If new trademarks are hard to come by, .COM domain names are incredibly scarce. If a company wants a .COM domain to match a conventionally-spelled new mark, it has no choice but to buy the domain from the current holder. As of the time of their study, Professors Beebe and Fromer found that the following had already been registered as .COM domains:
- All possible domains consisting of combinations of two letters.
- All but 36 of the 17,576 possible three-letter combinations.
- 99.7 percent of the 456,976 possible four-letter combinations.
- 89.5 percent of the 86,408 most frequently-used words in American English.

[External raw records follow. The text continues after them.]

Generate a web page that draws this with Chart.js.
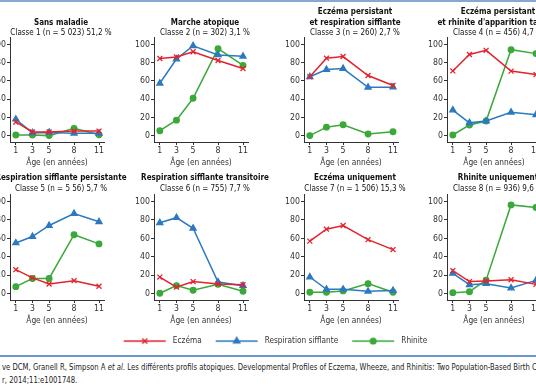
<!DOCTYPE html>
<html>
<head>
<meta charset="utf-8">
<script src="https://cdn.jsdelivr.net/npm/chart.js@4.4.0/dist/chart.umd.min.js"></script>
<style>
html, body { margin: 0; padding: 0; background: #fff; }
body { width: 536px; height: 386px; overflow: hidden; position: relative;
  font-family: "Liberation Sans Narrow", "DejaVu Sans Condensed", "Liberation Sans", sans-serif; color: #222; }
.pane { position: absolute; }
.ttl { position: absolute; width: 220px; text-align: center; font-size: 9.3px; line-height: 10.5px; white-space: nowrap; color: #111;
  transform: scaleX(0.86); transform-origin: 50% 0; }
.ttl b { font-weight: bold; }
#topbar { position: absolute; left: 0; top: 0; width: 536px; height: 2px; background: #86a9d2; }
#sep { position: absolute; left: 0; top: 355px; width: 536px; height: 2px; background: #6b98cc; }
#src { position: absolute; left: 2px; top: 361px; font-size: 8.8px; line-height: 13px; white-space: nowrap; color: #222;
  transform: scaleX(0.87); transform-origin: 0 0; }
</style>
</head>
<body>
<div id="topbar"></div>
<div id="sep"></div>
<div id="src">ve DCM, Granell R, Simpson A <i>et al.</i> Les différents profils atopiques. Developmental Profiles of Eczema, Wheeze, and Rhinitis: Two Population-Based Birth Cohort Studies. PLoS Medicine<br>r, 2014;11:e1001748.</div>
<script>
var FONT = '"Liberation Sans Narrow", "DejaVu Sans Condensed", "Liberation Sans", sans-serif';

var ages = [1, 3, 5, 8, 11];
var yTicks = [0, 20, 40, 60, 80, 100];
var seriesNames = ['Eczéma', 'Respiration sifflante', 'Rhinite'];

var classTitles = [
  ['Sans maladie'],
  ['Marche atopique'],
  ['Eczéma persistant', 'et respiration sifflante'],
  ['Eczéma persistant', 'et rhinite d\'apparition tardive'],
  ['Respiration sifflante persistante'],
  ['Respiration sifflante transitoire'],
  ['Eczéma uniquement'],
  ['Rhinite uniquement']
];
var classSubtitles = [
  'Classe 1 (n = 5 023) 51,2 %',
  'Classe 2 (n = 302) 3,1 %',
  'Classe 3 (n = 260) 2,7 %',
  'Classe 4 (n = 456) 4,7 %',
  'Classe 5 (n = 5 56) 5,7 %',
  'Classe 6 (n = 755) 7,7 %',
  'Classe 7 (n = 1 506) 15,3 %',
  'Classe 8 (n = 936) 9,6 %'
];

// one row per class, values at ages 1, 3, 5, 8, 11
var eczema = [
  [15, 4, 4, 5, 5],
  [84.6, 86.4, 92, 82.5, 73.6],
  [64.6, 85, 86.8, 66, 55],
  [71, 89, 93.6, 70.8, 67],
  [26, 17, 10.4, 14, 7.9],
  [17.9, 7, 13, 10.4, 9.6],
  [57, 70, 74, 58.6, 47.8],
  [25, 13, 13.6, 15, 10]
];
var wheeze = [
  [18, 3, 3.5, 2.5, 2.5],
  [57.5, 84, 98.6, 88.6, 87],
  [64.6, 72.5, 73.6, 53, 53.2],
  [28, 14, 16, 25.6, 22.8],
  [55, 62, 74, 87, 78],
  [77, 82.5, 71, 12.5, 8.6],
  [18, 4.7, 4.7, 2.5, 3.2],
  [22, 9.6, 10.7, 6, 14.3]
];
var rhinitis = [
  [0.7, 0.7, 0, 8, 1],
  [5.4, 17, 41, 95.4, 77],
  [0, 9.3, 12, 1.8, 4.3],
  [0.7, 11.7, 16, 94.3, 90],
  [7.5, 16.4, 16.4, 64, 54],
  [0.4, 8.6, 3.6, 10, 2.5],
  [1.4, 1.4, 2.9, 10.8, 1.4],
  [1, 2, 14.6, 96.4, 93.6]
];

var RED = '#e3232b', BLUE = '#2c79c1', GREEN = '#3aa93a';
var styles = [
  {color: RED, point: 'crossRot', r: 3.5},
  {color: BLUE, point: 'triangle', r: 3.5},
  {color: GREEN, point: 'circle', r: 2.8}
];

// layout of the 2 x 4 grid (plot area edges)
var colLeft = [10, 154, 304, 447];
var rowTop = [35, 192];
var rowBottom = [142, 300];
var YW = 30, XH = 26, PT = 4, PR = 12, AW = 94;

function toPoints(vals) {
  var pts = [];
  for (var i = 0; i < ages.length; i++) pts.push({x: ages[i], y: vals[i]});
  return pts;
}

function makePanel(k) {
  var col = k % 4, row = Math.floor(k / 4);
  var areaLeft = colLeft[col], areaTop = rowTop[row], areaH = rowBottom[row] - rowTop[row];
  var w = YW + AW + PR, h = PT + areaH + XH;

  var box = document.createElement('div');
  box.className = 'pane';
  box.style.left = (areaLeft - YW) + 'px';
  box.style.top = (areaTop - PT) + 'px';
  var cv = document.createElement('canvas');
  cv.width = w; cv.height = h;
  box.appendChild(cv);
  document.body.appendChild(box);

  // titles
  var lines = classTitles[k].map(function(t) { return '<b>' + t + '</b>'; });
  lines.push(classSubtitles[k]);
  var LH = 10.5;
  var lastCenter = row == 0 ? 32.5 : 188;
  var t = document.createElement('div');
  t.className = 'ttl';
  t.innerHTML = lines.join('<br>');
  t.style.left = (areaLeft + AW / 2 + 4 - 110) + 'px';
  t.style.top = (lastCenter - (lines.length - 0.5) * LH) + 'px';
  document.body.appendChild(t);

  var groups = [eczema, wheeze, rhinitis];
  var datasets = [];
  for (var s = 0; s < 3; s++) {
    datasets.push({
      label: seriesNames[s],
      data: toPoints(groups[s][k]),
      borderColor: styles[s].color,
      backgroundColor: styles[s].color,
      borderWidth: 1.5,
      pointStyle: styles[s].point,
      pointRadius: styles[s].r,
      pointBorderWidth: 1.3,
      tension: 0
    });
  }

  new Chart(cv.getContext('2d'), {
    type: 'line',
    data: {datasets: datasets},
    options: {
      responsive: false,
      animation: false,
      layout: {padding: {top: PT, right: PR, left: 0, bottom: 0}},
      plugins: {legend: {display: false}, tooltip: {enabled: false}},
      scales: {
        x: {
          type: 'linear', min: 0.3, max: 11.6,
          afterBuildTicks: function(sc) { sc.ticks = ages.map(function(v) { return {value: v}; }); },
          afterFit: function(sc) { sc.height = XH; },
          grid: {drawOnChartArea: false, tickLength: 3, color: '#333'},
          border: {color: '#333', width: 1},
          ticks: {padding: 1, color: '#333', maxRotation: 0, autoSkip: false, font: {family: FONT, size: 8.7}},
          title: {display: true, text: 'Âge (en années)', color: '#333', padding: 0, font: {family: FONT, size: 8.3}}
        },
        y: {
          min: -7, max: 108,
          afterBuildTicks: function(sc) { sc.ticks = yTicks.map(function(v) { return {value: v}; }); },
          afterFit: function(sc) { sc.width = YW; },
          grid: {drawOnChartArea: false, tickLength: 3, color: '#333'},
          border: {color: '#333', width: 1},
          ticks: {padding: 1, color: '#333', font: {family: FONT, size: 8.7}}
        }
      }
    }
  });
}

for (var k = 0; k < 8; k++) makePanel(k);

// legend, drawn by a chart with no plot
function legendIcon(st) {
  var c = document.createElement('canvas');
  c.width = 48; c.height = 10;
  var g = c.getContext('2d');
  g.strokeStyle = st.color; g.fillStyle = st.color; g.lineWidth = 1.5;
  g.beginPath(); g.moveTo(3, 5); g.lineTo(45, 5); g.stroke();
  Chart.helpers.drawPoint(g, {pointStyle: st.point, radius: st.r, borderWidth: 1.5, rotation: 0}, 24, 5);
  return c;
}
var icons = styles.map(legendIcon);

var lgBox = document.createElement('div');
lgBox.className = 'pane';
lgBox.style.left = '6px';
lgBox.style.top = '326px';
var lgCv = document.createElement('canvas');
lgCv.width = 536; lgCv.height = 80;
lgBox.appendChild(lgCv);
document.body.appendChild(lgBox);

new Chart(lgCv.getContext('2d'), {
  type: 'line',
  data: {datasets: seriesNames.map(function(n, i) {
    return {label: n, data: [], borderColor: styles[i].color, backgroundColor: styles[i].color};
  })},
  options: {
    responsive: false,
    animation: false,
    layout: {padding: 0},
    scales: {x: {display: false}, y: {display: false}},
    plugins: {
      tooltip: {enabled: false},
      legend: {
        display: true,
        position: 'top',
        labels: {
          usePointStyle: true,
          pointStyleWidth: 48,
          boxHeight: 10,
          padding: 11,
          color: '#333',
          font: {family: FONT, size: 8.2},
          generateLabels: function(chart) {
            return seriesNames.map(function(n, i) {
              return {text: n, pointStyle: icons[i], fillStyle: styles[i].color,
                strokeStyle: styles[i].color, lineWidth: 0, hidden: false, datasetIndex: i, fontColor: '#333'};
            });
          }
        }
      }
    }
  }
});
</script>
</body>
</html>
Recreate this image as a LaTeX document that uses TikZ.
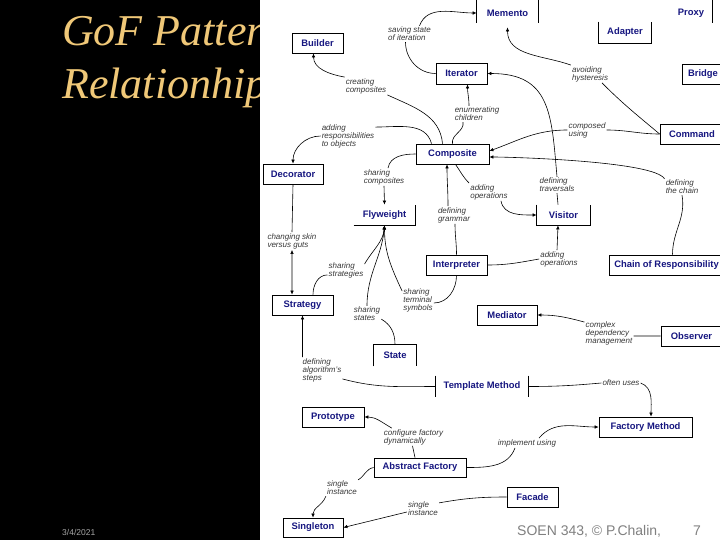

- 99.5 percent of the 151,671 surnames listed in U.S. Census data, representing more than 90 percent of U.S. population.
Mrktrs Wrk Arnd Grdlck
For many years, the scarcity of conventional .COM domain names had a significant influence on branding choices. Companies coined entirely new marks, combined dictionary words in novel ways, or deliberately misspelled words, because these unique variants had not yet been taken as domains.
Today, a matching .COM is no longer an essential accessory to a new brand. Multiple other top-level domains have been created and are available. Moreover, consumers rely on search engines to find desired sites, rather than hunting for their desired destination by coupling a mark with .COM.
Still, the sheer difficulty of finding available new marks causes marketers to look outside the box of dictionary words:
- Web sites such as TUMBLR and FLICKR have accustomed consumers to marks that omit a final vowel. 2020 filings in this vein included FLAVR (for beverages), HINDR (protective coatings), CENTR and GATHR (social networking), GOOBR (social networking for pets), and CONQR (one for music streaming, another for sunscreen).
- Some branders are more audacious in challenging consumers’ deciphering skills – they misspell words while also subtracting vowels. Examples included FYNDR (advertising), MEUZM (art), BSCLY (wardrobe basics), and the social networking services RAPCHR and CTRLFREQ.
- Since the public often reacts negatively to wholly-coined new marks, one solution is to craft an original brand name that feels like a dictionary word. The ersatz adverb has appeal to many companies. The 2020 initial public offering of READLY, the digital magazine subscription service, may have inspired similarly derived marks in which –LY is pinned to the end of a word that describes or suggests the product. Applications included ADVENTURELY (for travel and tourism), APPLIANCELY (appliance installation and repair), BEANLY (coffee), CARBONLY (emissions offset analysis), EDITLY (video software), GREENDLY (reusable water bottles), GROOVLY (music), PHUNDLY (microfinance lending), PRINTLY (printing), ROAMLY (cellular service), TOTELY (luggage), ZIPLY (shipping), and POOPLY (bowel health).
Expletives Deleted
The Supreme Court’s 2019 decision striking down the prohibition on U.S. registration of “immoral” and “scandalous” trademarks did not open the floodgates for new applications for bad words. Most notably, 2020 filings did not increase for marks that include some form or variation of the word beginning with “f”. Some were more cranky than creative, merely following “F…” with terms such as COVID, CANCER, RACISM, and MONDAYS. Others were more imaginative evocations of the word, including EFFIN DELICIOUS (cooking classes), FLUFF YEAH (sheepskin sandals), GET THE FORK OUTTA HERE (a food truck), MOTHER FLUFFER (false eyelashes), ZROFKSGVN (clothing), and FLUSTERCLUX (podcasts on “our toxic achievement culture”). Three filings likely captured most people’s feelings about the year – each simply followed some form of “F…” with “2020.”